By Phil Hall | September 22, 2009

Bestor Cram and Judy Richardson directed this remarkable documentary on the long-forgotten February 1968 racial tensions in Orangeburg, South Carolina, that culminated in three black students being killed and 28 injured by National Guard and state police officers at the campus of South Carolina State University.

The problems began in an effort by black college students to desegregate a local bowling alley. A confrontation with the violent local police sparked vandalism by the students of the Orangeburg business district. The National Guard and state police were quickly dispatched to the historically black university, and the law enforcement encampment at the campus opened fire under the claim that they were being shot at.

A subsequent FBI report found no credibility to the claim of the students possessing guns (all of the dead and injured were shot in the back or side), and a trial of nine officers ended in a rapid acquittal by an all-white jury. Cleveland Sellers, a young black political activist, was convicted and jailed for inciting the riot at the bowling alley (he was pardoned decades later).

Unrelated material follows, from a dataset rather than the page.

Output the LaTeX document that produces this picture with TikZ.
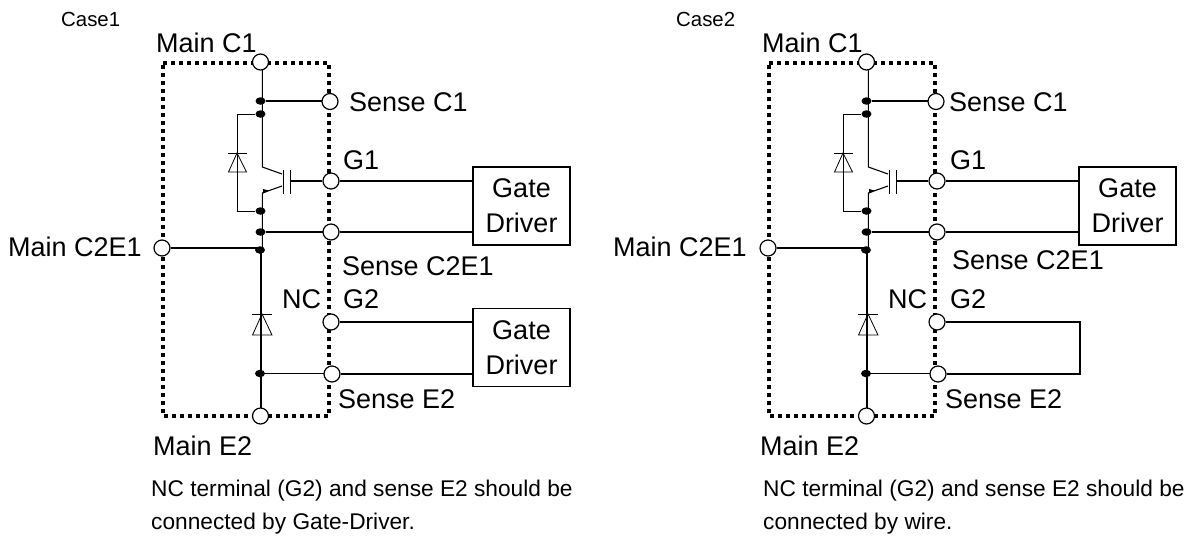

The film interviews the survivors of the attack, along with several law enforcement officers and former Governor Robert McNair. “Scarred Justice” makes it clear that the violence at Orangeburg has never received the level of attention accorded to other landmark events in the civil rights movement or the campus uprisings of that era. The film does a marvelous job of filling that historic void, and anyone with a strong interest in African American history – or history, period – should seek out this excellent documentary.